Plume Temperature Calculator

Calculator Inputs

Use realistic units to avoid unstable results.

Ambient temperature (°C)

Heat release rate (kW)

Wind speed at plume height (m/s)

Downwind distance x (m)

Crosswind offset y (m)

Receptor height z (m)

Stack height Hs (m)

Plume rise Δh (m)

Stability class (A–F)

Air density ρ (kg/m³)

Specific heat Cp (kJ/kg·K)

Tip: For centerline plume checks, set y = 0 and z near effective height H.

Run Log (for exports)

#	Ta (°C)	Q (kW)	u (m/s)	x (m)	y (m)	z (m)	Hs (m)	Δh (m)	Stab	σy (m)	σz (m)	ΔT (°C)	Trec (°C)
1	25	250	3.5	500	0	2	35	10	D	37.68	18.77	0.105	25.105
2	30	500	2.0	800	50	1.5	45	15	C	75.52	39.35	0.149	30.149
3	20	120	5.0	300	0	10	25	5	E	17.91	7.44	0.030	20.030

The first three rows are example data. Each new calculation appears as a highlighted row.

Formula Used

This tool uses a steady Gaussian plume to estimate temperature rise at a receptor point:

ΔT(x,y,z) = Q / (2π u σy σz ρ Cp) · exp(−y²/(2σy²)) · [exp(−(z−H)²/(2σz²)) + exp(−(z+H)²/(2σz²))]

Q is heat release rate (W), u wind speed (m/s).
σy, σz are dispersion spreads from stability class and distance.
H = Hs + Δh is effective stack height (m).
Receptor temperature is T = Ta + ΔT.

Spreads are computed using common rural screening approximations for A–F stability classes.

How to Use This Calculator

Enter ambient temperature and source heat rate in kW.
Set wind speed representative of the plume travel height.
Choose distance x, lateral offset y, and receptor height z.
Provide stack height and plume rise for effective release height.
Select stability class A–F, then press Calculate.
Use the Run Log to export CSV or PDF for documentation.

Engineering context for plume temperature results

Thermal plume behavior and dispersion drivers

Thermal plumes cool with distance as turbulence spreads heat through ambient air. In this calculator, spread is represented by σy and σz, which increase with downwind distance and vary by stability class. Unstable air typically increases mixing, raising σ values and reducing temperature rise at any single point.

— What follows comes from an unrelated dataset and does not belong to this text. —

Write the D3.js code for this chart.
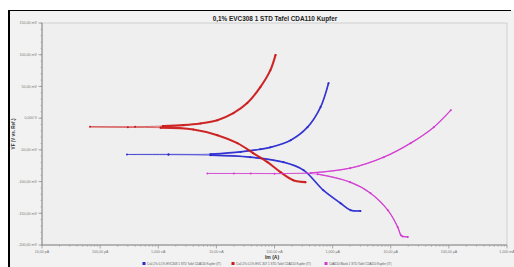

Heat release rate, density, and specific heat sensitivity

Temperature rise is proportional to heat release rate and inversely proportional to ρ·Cp. If air density drops or Cp is underestimated, predicted ΔT increases. For screening, use ρ near 1.2 kg/m³ and Cp near 1.0 kJ/kg·K, then refine with site meteorology when compliance or safety decisions depend on small margins.

Wind speed and effective stack height impacts

Higher wind speed advects heat faster, lowering ΔT because the plume volume receiving energy grows. Effective height H = Hs + Δh shifts the plume centerline upward; receptors far below H usually experience lower warming, while receptors close to H and near y = 0 produce the maximum centerline temperature rise.

Selecting stability class and interpreting σy, σz

Classes A–F approximate turbulence from very unstable to very stable conditions. Stable air (E–F) limits vertical mixing, often producing smaller σz and higher near-field ΔT at similar x. Compare multiple classes to bracket conditions, and document assumptions in exported tables to support design reviews.

Practical applications and reporting workflow

Use the tool for preliminary assessments of stack heat releases, flare screening, or localized thermal comfort checks around industrial sources. Log runs across distances and receptor heights to build an envelope of ΔT and Trec values. Export CSV for spreadsheets and PDF for appendices, keeping units consistent for traceable results.

FAQs

1) What does the calculator actually predict?

It estimates steady-state temperature rise at a receptor using a Gaussian plume approach, then adds it to the ambient temperature to report the receptor temperature.

2) Which input most strongly reduces temperature rise?

Wind speed typically reduces ΔT the most because it increases advective transport. Larger σy and σz from more mixing also reduce ΔT by spreading heat over a wider volume.

3) Why does stability class change results so much?

Stability controls turbulence. Stable air limits vertical spread (smaller σz), which can keep heat concentrated and raise ΔT. Unstable air does the opposite by enhancing mixing.

4) Is plume rise Δh required for every case?

It is optional but recommended when buoyancy or momentum lift the plume. If unknown, set Δh to zero for a conservative low release height, or test a plausible range.

5) Can I use this for regulatory compliance?

Treat it as a screening estimate. Regulatory analyses often require validated dispersion models, site-specific meteorology, and documented terrain or building effects beyond this simplified formulation.

6) Why does the result sometimes look extremely small?

Heat disperses quickly in open air. At larger x, higher wind, or high turbulence, σ values grow and ΔT can fall below 0.01 °C, which is physically plausible for many stacks.